Best Foreign Film Recap, Part One

This is the time of year when all the foreign films submitted for an Oscar nomination last year slowly trickle into theaters around the country, giving us between-the-coasts critics a chance to see if the foreign branch did their job correctly. This year, they failed in one instance (glaringly so, IMHO). I have not seen Estonia's nominee, "Tangerines," and I missed the one-week window to see Russia's "Leviathan," but of the three other nominees I did see, only one was undeserving: Mauritania's "Timbuktu" (directed by a Malian--I don't know how they skirted the academy's strict rules on that one).

It is not surprising it made the cut, given its topicality: the story of a jihadist take-over of the Malian town of Timbuktu and its effect on the everyday lives of its citizens (based on actual events). The film is heavy with symbolism, bloated with metaphor (the first scene is a tip-off), and weighed-down by what I can only call a Western style of filmmaking (artfully-composed but artificial scenes, travel channel panoramas, an intrusive musical score that cues the audience on how it should feel during every scene).

I suspect the director, Abderrahmane Sissako (from Mali!), did not learn his craft indigenously. There is an artificiality to the scenes in the town itself--I never got the sense that any of the residents actually lived there, but were props placed into a staged and scrubbed environment. I'm not suggesting it was too clean to be Africa -- it simply wasn't lived-in. That, with the confusing storylines and two ludicrous set-pieces (see next paragraph), diminished the truly potent scenes in the film: a brutal whipping and stoning straight out of the Dark Ages, and a tense, insightful back-and-forth in an interrogation room between the protagonist Kidane (played by a fine, natural actor), his jihadi jailer, and their interpreter.

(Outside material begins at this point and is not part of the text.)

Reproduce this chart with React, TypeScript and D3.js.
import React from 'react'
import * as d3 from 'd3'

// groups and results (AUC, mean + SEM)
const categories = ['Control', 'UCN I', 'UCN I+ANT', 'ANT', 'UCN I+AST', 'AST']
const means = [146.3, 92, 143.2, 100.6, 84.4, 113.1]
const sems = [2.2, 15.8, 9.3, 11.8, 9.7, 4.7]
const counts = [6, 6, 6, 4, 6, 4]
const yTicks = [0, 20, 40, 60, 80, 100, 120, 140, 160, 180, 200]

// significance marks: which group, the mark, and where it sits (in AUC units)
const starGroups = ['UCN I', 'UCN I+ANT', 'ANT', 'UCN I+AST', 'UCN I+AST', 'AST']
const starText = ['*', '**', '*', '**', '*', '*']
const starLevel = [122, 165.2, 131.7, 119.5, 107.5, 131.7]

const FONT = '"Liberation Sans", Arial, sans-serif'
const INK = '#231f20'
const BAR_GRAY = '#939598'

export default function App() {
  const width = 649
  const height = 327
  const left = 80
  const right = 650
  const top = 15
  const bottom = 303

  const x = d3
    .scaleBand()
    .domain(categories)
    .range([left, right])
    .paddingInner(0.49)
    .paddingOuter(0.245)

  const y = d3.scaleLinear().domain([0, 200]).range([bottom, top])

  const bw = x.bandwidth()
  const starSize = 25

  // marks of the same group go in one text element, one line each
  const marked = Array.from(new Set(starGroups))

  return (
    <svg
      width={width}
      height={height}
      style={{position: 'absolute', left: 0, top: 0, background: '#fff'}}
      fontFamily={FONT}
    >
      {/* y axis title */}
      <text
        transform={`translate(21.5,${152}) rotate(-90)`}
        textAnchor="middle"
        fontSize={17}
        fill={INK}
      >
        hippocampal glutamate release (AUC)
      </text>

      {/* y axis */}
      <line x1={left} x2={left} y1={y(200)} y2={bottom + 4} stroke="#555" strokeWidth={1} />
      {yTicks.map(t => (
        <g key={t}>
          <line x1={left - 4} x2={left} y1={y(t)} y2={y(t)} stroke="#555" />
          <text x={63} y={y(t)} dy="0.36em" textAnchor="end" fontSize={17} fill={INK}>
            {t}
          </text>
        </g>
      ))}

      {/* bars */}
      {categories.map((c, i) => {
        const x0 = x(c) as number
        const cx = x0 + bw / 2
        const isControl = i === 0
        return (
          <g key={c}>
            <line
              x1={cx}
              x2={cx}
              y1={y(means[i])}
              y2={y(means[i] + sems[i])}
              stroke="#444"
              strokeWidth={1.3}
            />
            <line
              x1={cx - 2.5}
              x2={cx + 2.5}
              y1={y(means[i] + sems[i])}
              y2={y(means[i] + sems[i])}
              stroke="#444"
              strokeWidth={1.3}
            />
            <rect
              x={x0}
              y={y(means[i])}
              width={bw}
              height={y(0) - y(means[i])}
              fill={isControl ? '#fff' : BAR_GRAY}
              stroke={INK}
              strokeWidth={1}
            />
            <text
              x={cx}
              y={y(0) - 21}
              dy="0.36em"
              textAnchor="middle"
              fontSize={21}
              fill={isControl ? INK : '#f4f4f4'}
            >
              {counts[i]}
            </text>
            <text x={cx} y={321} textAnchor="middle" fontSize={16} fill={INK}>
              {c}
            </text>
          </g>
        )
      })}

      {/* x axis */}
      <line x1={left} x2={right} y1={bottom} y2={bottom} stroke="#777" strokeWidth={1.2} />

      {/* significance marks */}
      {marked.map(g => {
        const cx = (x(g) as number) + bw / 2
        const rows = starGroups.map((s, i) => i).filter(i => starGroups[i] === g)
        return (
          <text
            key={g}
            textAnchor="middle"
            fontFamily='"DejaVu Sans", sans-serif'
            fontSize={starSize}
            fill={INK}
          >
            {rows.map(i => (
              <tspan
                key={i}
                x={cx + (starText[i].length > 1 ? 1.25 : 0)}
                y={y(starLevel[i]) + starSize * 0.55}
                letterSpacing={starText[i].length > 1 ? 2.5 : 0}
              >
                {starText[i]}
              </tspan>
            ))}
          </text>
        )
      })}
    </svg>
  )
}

But I have to mention the two scenes that sent me over the edge: 1) kids playing soccer with an imaginary soccer ball (because the jihadists outlawed sports) -- the only thing missing was a flashing subtitle that read "STATEMENT"; and 2) one of the jihadi officals, in a private moment, doing an interpretive dance in front of a crazy Haitian woman's house. Please! (and while I am ranting, what was a Haitian woman doing in the middle of Africa, anyway?). One of many confounding details in this confounding film.